==== EXERCISE MATERIALS
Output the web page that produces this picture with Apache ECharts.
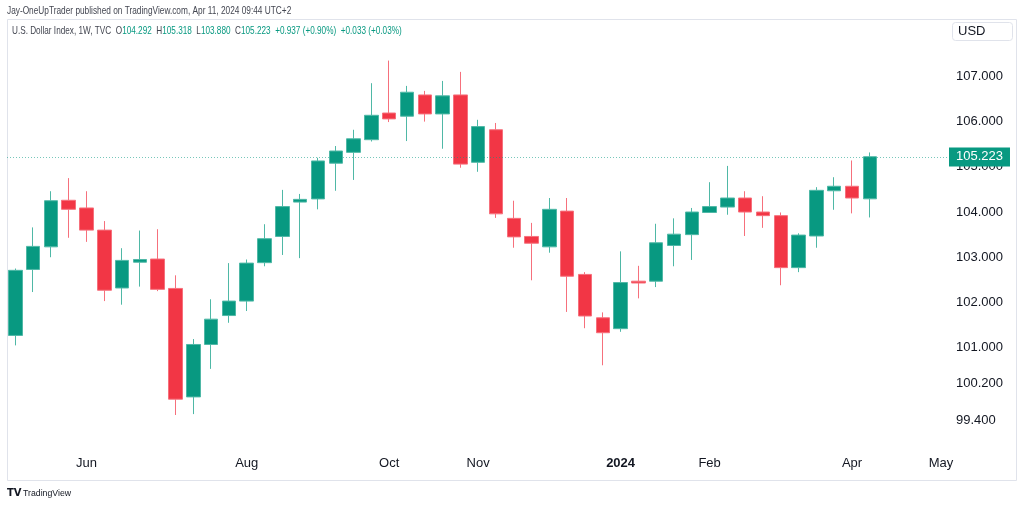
========
==== EXERCISE MATERIALS
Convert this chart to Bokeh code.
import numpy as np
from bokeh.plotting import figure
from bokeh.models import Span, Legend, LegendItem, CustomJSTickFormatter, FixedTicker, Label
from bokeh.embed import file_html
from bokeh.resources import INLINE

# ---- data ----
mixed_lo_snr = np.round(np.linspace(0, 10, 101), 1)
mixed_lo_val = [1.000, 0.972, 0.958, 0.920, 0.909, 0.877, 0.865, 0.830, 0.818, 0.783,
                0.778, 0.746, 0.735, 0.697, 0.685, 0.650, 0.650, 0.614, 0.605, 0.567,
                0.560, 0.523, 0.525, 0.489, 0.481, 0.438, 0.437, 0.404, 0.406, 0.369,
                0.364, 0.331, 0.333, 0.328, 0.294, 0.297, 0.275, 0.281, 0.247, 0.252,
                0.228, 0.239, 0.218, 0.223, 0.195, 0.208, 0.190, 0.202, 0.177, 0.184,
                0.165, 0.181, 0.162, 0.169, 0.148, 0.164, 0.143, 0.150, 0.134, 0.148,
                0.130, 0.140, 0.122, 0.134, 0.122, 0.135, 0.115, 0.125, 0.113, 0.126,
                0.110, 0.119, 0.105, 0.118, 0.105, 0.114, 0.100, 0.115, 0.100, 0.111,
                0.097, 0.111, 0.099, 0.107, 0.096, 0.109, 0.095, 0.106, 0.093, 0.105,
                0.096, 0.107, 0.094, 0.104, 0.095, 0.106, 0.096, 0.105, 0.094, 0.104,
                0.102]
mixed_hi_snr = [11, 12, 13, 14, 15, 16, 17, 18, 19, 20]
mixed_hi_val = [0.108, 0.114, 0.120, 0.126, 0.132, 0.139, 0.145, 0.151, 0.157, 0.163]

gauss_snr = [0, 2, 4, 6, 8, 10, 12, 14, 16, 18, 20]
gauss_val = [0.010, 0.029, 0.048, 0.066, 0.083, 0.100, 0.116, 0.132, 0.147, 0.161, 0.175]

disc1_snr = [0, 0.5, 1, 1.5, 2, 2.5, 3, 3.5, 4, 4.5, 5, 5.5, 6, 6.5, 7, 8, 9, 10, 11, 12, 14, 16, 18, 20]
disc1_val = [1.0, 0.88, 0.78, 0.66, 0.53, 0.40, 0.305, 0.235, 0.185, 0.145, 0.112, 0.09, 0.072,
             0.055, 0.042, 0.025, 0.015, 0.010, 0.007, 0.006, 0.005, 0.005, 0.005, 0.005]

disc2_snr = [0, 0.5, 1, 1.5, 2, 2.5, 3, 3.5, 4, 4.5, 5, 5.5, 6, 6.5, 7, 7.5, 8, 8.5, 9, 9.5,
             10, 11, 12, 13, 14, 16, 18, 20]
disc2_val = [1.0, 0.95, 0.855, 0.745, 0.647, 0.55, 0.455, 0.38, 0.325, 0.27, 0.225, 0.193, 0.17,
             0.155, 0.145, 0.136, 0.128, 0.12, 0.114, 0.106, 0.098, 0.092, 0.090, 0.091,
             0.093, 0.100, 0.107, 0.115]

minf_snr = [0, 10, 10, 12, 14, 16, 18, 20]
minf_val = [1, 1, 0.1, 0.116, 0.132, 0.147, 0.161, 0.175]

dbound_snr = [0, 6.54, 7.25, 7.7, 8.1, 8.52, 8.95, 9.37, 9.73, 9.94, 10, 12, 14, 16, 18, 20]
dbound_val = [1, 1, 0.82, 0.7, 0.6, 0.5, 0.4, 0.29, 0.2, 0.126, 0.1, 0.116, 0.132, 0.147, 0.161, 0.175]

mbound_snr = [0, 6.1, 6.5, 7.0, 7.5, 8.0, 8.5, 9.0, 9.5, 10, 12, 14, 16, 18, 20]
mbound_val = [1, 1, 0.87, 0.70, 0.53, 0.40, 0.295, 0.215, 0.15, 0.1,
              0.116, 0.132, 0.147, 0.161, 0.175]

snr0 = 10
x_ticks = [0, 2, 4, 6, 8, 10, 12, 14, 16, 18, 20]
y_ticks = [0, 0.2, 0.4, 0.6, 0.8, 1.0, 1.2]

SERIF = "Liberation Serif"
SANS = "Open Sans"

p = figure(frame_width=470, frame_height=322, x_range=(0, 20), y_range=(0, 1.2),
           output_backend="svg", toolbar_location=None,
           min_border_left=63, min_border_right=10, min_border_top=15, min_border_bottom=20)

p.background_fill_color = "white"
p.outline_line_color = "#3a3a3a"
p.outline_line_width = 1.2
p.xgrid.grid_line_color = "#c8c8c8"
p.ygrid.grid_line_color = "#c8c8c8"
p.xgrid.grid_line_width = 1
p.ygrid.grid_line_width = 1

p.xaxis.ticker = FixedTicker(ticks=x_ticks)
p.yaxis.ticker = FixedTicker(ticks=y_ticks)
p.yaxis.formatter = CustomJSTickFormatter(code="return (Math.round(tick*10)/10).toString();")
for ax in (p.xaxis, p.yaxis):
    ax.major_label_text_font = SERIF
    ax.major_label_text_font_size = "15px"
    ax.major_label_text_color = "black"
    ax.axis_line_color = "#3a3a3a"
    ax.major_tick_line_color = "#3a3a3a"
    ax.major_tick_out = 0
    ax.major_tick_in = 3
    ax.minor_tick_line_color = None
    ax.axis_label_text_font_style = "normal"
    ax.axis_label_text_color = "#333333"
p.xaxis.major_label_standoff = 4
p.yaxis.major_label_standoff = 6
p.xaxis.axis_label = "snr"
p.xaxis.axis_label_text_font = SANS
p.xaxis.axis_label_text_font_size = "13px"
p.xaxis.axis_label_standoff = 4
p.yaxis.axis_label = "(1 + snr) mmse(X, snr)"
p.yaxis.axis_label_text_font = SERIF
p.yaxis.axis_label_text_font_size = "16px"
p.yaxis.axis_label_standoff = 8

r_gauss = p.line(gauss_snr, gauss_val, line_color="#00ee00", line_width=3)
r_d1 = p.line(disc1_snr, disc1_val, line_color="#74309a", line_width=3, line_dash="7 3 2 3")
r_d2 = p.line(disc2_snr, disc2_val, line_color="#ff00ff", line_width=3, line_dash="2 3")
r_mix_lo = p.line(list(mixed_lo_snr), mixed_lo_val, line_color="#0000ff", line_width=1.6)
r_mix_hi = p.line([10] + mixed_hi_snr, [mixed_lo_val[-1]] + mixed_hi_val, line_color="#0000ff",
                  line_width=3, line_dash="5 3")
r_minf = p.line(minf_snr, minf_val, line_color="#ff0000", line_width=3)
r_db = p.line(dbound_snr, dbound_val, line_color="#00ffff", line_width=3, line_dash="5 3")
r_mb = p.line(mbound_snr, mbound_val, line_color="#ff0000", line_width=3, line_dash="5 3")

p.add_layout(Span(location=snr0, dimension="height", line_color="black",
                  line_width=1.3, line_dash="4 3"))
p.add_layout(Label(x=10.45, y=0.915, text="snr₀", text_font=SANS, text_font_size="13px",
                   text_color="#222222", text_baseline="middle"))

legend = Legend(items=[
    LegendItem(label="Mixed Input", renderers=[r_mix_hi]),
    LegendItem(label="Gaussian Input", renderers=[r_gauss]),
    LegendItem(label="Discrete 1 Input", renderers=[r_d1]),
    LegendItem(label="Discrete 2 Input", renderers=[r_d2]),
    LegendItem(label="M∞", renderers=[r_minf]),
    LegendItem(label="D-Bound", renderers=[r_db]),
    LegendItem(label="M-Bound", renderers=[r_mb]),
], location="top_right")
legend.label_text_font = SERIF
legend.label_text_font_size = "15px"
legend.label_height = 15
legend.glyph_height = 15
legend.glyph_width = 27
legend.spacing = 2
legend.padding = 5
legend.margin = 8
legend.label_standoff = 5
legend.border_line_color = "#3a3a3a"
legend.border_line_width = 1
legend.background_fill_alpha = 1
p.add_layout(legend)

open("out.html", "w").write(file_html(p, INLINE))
========
■ WHAT YOU WILL DO
Lines of the material that contain the word "this" are to be gathered.

■ REPLY TO THE TASK
Output the web page that produces this picture with Apache ECharts.
Convert this chart to Bokeh code.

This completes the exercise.